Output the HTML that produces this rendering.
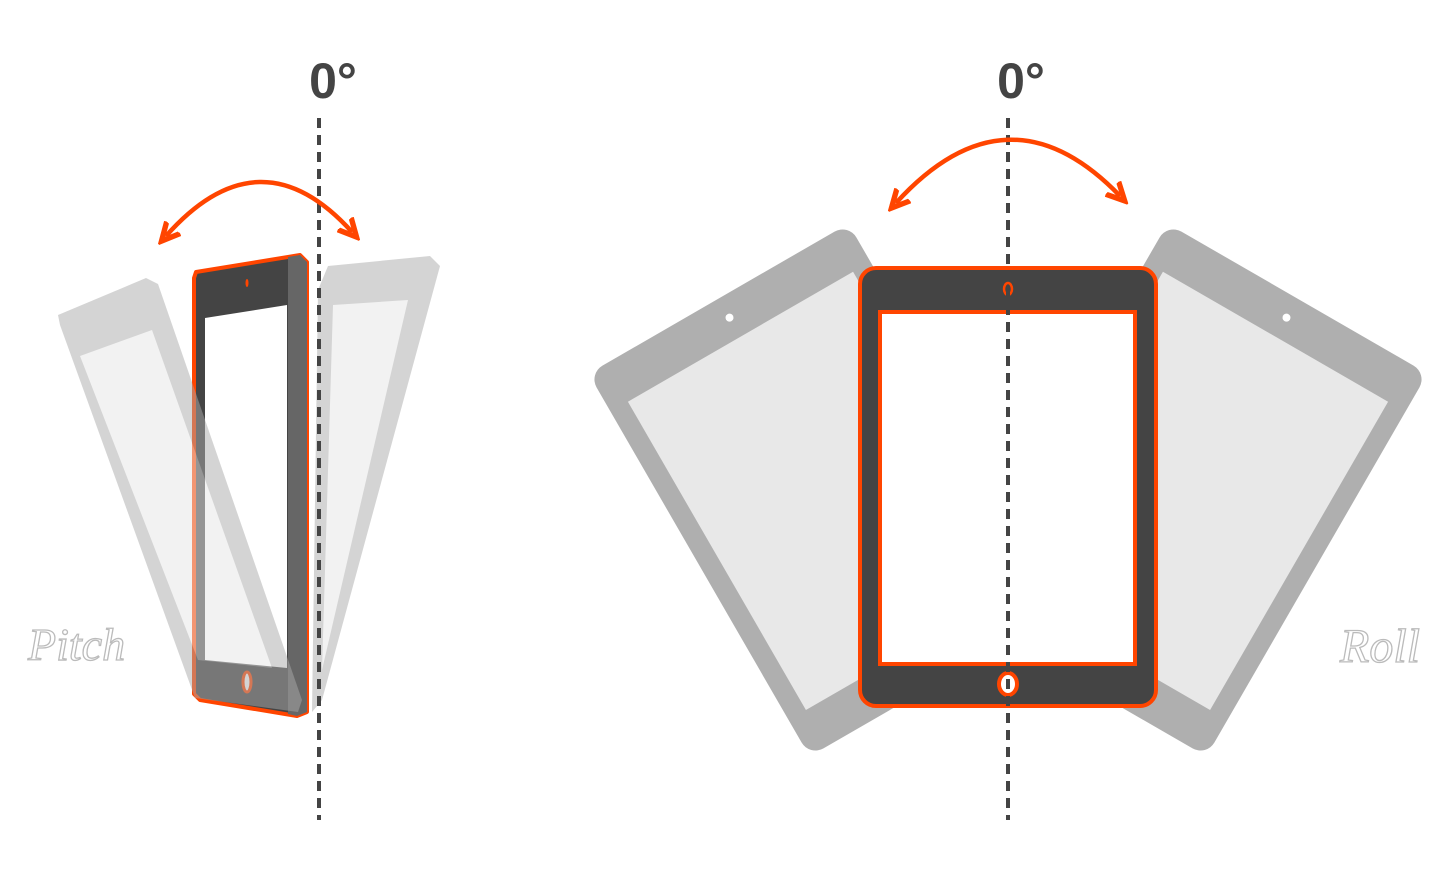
<!DOCTYPE html>
<html><head><meta charset="utf-8"><style>
html,body{margin:0;padding:0;background:#fff;}
svg{display:block;}
</style></head><body>
<svg width="1456" height="878" viewBox="0 0 1456 878" xmlns="http://www.w3.org/2000/svg">
<defs>
<marker id="ah" viewBox="0 0 10 10" refX="5" refY="5" markerWidth="5" markerHeight="5" orient="auto-start-reverse">
<path d="M0,1 L8,5 L0,9" fill="none" stroke="#ff4500" stroke-width="2.4"/>
</marker>
</defs>
<rect width="1456" height="878" fill="#fff"/>

<!-- PITCH -->
<g>
<g>
<polygon points="196,272 300,255 307,262 307,712 297,716 200,700 194,694 194,278" fill="#444" stroke="#ff4500" stroke-width="4" stroke-linejoin="round"/>
<polygon points="288,257 300,255 307,262 307,712 297,716 288,714" fill="#666"/>
<polygon points="205,318 287,305 287,668 205,660" fill="#fff"/>
<ellipse cx="247" cy="283" rx="1.5" ry="4" fill="#ff4500"/>
<ellipse cx="247" cy="682" rx="4" ry="10" fill="#fff" stroke="#ff4500" stroke-width="3"/>
</g>
<g opacity="0.5">
<polygon points="58,315 146,278 158,284 302,700 298,712 195,698 60,325" fill="#aaa"/>
<polygon points="80,356 152,330 272,668 198,660" fill="#e6e6e6"/>
</g>
<g opacity="0.5">
<polygon points="328,266 430,256 440,266 322,700 312,712 318,290" fill="#aaa"/>
<polygon points="333,305 408,300 322,670" fill="#e6e6e6"/>
</g>
<line x1="319" y1="118" x2="319" y2="820" stroke="#444" stroke-width="4" stroke-dasharray="10,7"/>
<path d="M166,236 Q260,130 352,232" fill="none" stroke="#ff4500" stroke-width="4.5" marker-start="url(#ah)" marker-end="url(#ah)"/>
<text x="333" y="98" text-anchor="middle" font-family="Liberation Sans, sans-serif" font-weight="bold" font-size="50" fill="#444">0°</text>
<text x="28" y="660" font-family="Liberation Serif, serif" font-style="italic" font-size="46" fill="none" stroke="#bbb" stroke-width="1.3">Pitch</text>
</g>

<!-- ROLL -->
<g>
<g transform="translate(829,490) rotate(-30)">
<rect x="-150" y="-221" width="300" height="442" rx="16" fill="#afafaf"/>
<rect x="-130" y="-177" width="260" height="356" fill="#e8e8e8"/>
<ellipse cx="0" cy="-199" rx="4" ry="4" fill="#fff"/>
</g>
<g transform="translate(1187,490) rotate(30)">
<rect x="-150" y="-221" width="300" height="442" rx="16" fill="#afafaf"/>
<rect x="-130" y="-177" width="260" height="356" fill="#e8e8e8"/>
<ellipse cx="0" cy="-199" rx="4" ry="4" fill="#fff"/>
</g>
<g>
<rect x="860" y="268" width="296" height="438" rx="16" fill="#444" stroke="#ff4500" stroke-width="4"/>
<rect x="880" y="312" width="255" height="352" fill="#fff" stroke="#ff4500" stroke-width="4"/>
<ellipse cx="1008" cy="289" rx="4" ry="6" fill="#444" stroke="#ff4500" stroke-width="2.5"/>
<ellipse cx="1008" cy="684" rx="9" ry="11" fill="#fff" stroke="#ff4500" stroke-width="4"/>
</g>
<line x1="1008" y1="118" x2="1008" y2="820" stroke="#444" stroke-width="4" stroke-dasharray="10,7"/>
<path d="M896,203 Q1008,80 1120,196" fill="none" stroke="#ff4500" stroke-width="4.5" marker-start="url(#ah)" marker-end="url(#ah)"/>
<text x="1021" y="98" text-anchor="middle" font-family="Liberation Sans, sans-serif" font-weight="bold" font-size="50" fill="#444">0°</text>
<text x="1340" y="662" font-family="Liberation Serif, serif" font-style="italic" font-size="48" fill="none" stroke="#bbb" stroke-width="1.3">Roll</text>
</g>
</svg>
</body></html>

Exercise aim
Give back every line exactly as it stands, pictures excluded.

Correct response
Output the HTML that produces this rendering.
<!DOCTYPE html>
<html><head><meta charset="utf-8"><style>
html,body{margin:0;padding:0;background:#fff;}
svg{display:block;}
</style></head><body>
<svg width="1456" height="878" viewBox="0 0 1456 878" xmlns="http://www.w3.org/2000/svg">
<defs>
<marker id="ah" viewBox="0 0 10 10" refX="5" refY="5" markerWidth="5" markerHeight="5" orient="auto-start-reverse">
<path d="M0,1 L8,5 L0,9" fill="none" stroke="#ff4500" stroke-width="2.4"/>
</marker>
</defs>
<rect width="1456" height="878" fill="#fff"/>

<!-- PITCH -->
<g>
<g>
<polygon points="196,272 300,255 307,262 307,712 297,716 200,700 194,694 194,278" fill="#444" stroke="#ff4500" stroke-width="4" stroke-linejoin="round"/>
<polygon points="288,257 300,255 307,262 307,712 297,716 288,714" fill="#666"/>
<polygon points="205,318 287,305 287,668 205,660" fill="#fff"/>
<ellipse cx="247" cy="283" rx="1.5" ry="4" fill="#ff4500"/>
<ellipse cx="247" cy="682" rx="4" ry="10" fill="#fff" stroke="#ff4500" stroke-width="3"/>
</g>
<g opacity="0.5">
<polygon points="58,315 146,278 158,284 302,700 298,712 195,698 60,325" fill="#aaa"/>
<polygon points="80,356 152,330 272,668 198,660" fill="#e6e6e6"/>
</g>
<g opacity="0.5">
<polygon points="328,266 430,256 440,266 322,700 312,712 318,290" fill="#aaa"/>
<polygon points="333,305 408,300 322,670" fill="#e6e6e6"/>
</g>
<line x1="319" y1="118" x2="319" y2="820" stroke="#444" stroke-width="4" stroke-dasharray="10,7"/>
<path d="M166,236 Q260,130 352,232" fill="none" stroke="#ff4500" stroke-width="4.5" marker-start="url(#ah)" marker-end="url(#ah)"/>
<text x="333" y="98" text-anchor="middle" font-family="Liberation Sans, sans-serif" font-weight="bold" font-size="50" fill="#444">0°</text>
<text x="28" y="660" font-family="Liberation Serif, serif" font-style="italic" font-size="46" fill="none" stroke="#bbb" stroke-width="1.3">Pitch</text>
</g>

<!-- ROLL -->
<g>
<g transform="translate(829,490) rotate(-30)">
<rect x="-150" y="-221" width="300" height="442" rx="16" fill="#afafaf"/>
<rect x="-130" y="-177" width="260" height="356" fill="#e8e8e8"/>
<ellipse cx="0" cy="-199" rx="4" ry="4" fill="#fff"/>
</g>
<g transform="translate(1187,490) rotate(30)">
<rect x="-150" y="-221" width="300" height="442" rx="16" fill="#afafaf"/>
<rect x="-130" y="-177" width="260" height="356" fill="#e8e8e8"/>
<ellipse cx="0" cy="-199" rx="4" ry="4" fill="#fff"/>
</g>
<g>
<rect x="860" y="268" width="296" height="438" rx="16" fill="#444" stroke="#ff4500" stroke-width="4"/>
<rect x="880" y="312" width="255" height="352" fill="#fff" stroke="#ff4500" stroke-width="4"/>
<ellipse cx="1008" cy="289" rx="4" ry="6" fill="#444" stroke="#ff4500" stroke-width="2.5"/>
<ellipse cx="1008" cy="684" rx="9" ry="11" fill="#fff" stroke="#ff4500" stroke-width="4"/>
</g>
<line x1="1008" y1="118" x2="1008" y2="820" stroke="#444" stroke-width="4" stroke-dasharray="10,7"/>
<path d="M896,203 Q1008,80 1120,196" fill="none" stroke="#ff4500" stroke-width="4.5" marker-start="url(#ah)" marker-end="url(#ah)"/>
<text x="1021" y="98" text-anchor="middle" font-family="Liberation Sans, sans-serif" font-weight="bold" font-size="50" fill="#444">0°</text>
<text x="1340" y="662" font-family="Liberation Serif, serif" font-style="italic" font-size="48" fill="none" stroke="#bbb" stroke-width="1.3">Roll</text>
</g>
</svg>
</body></html>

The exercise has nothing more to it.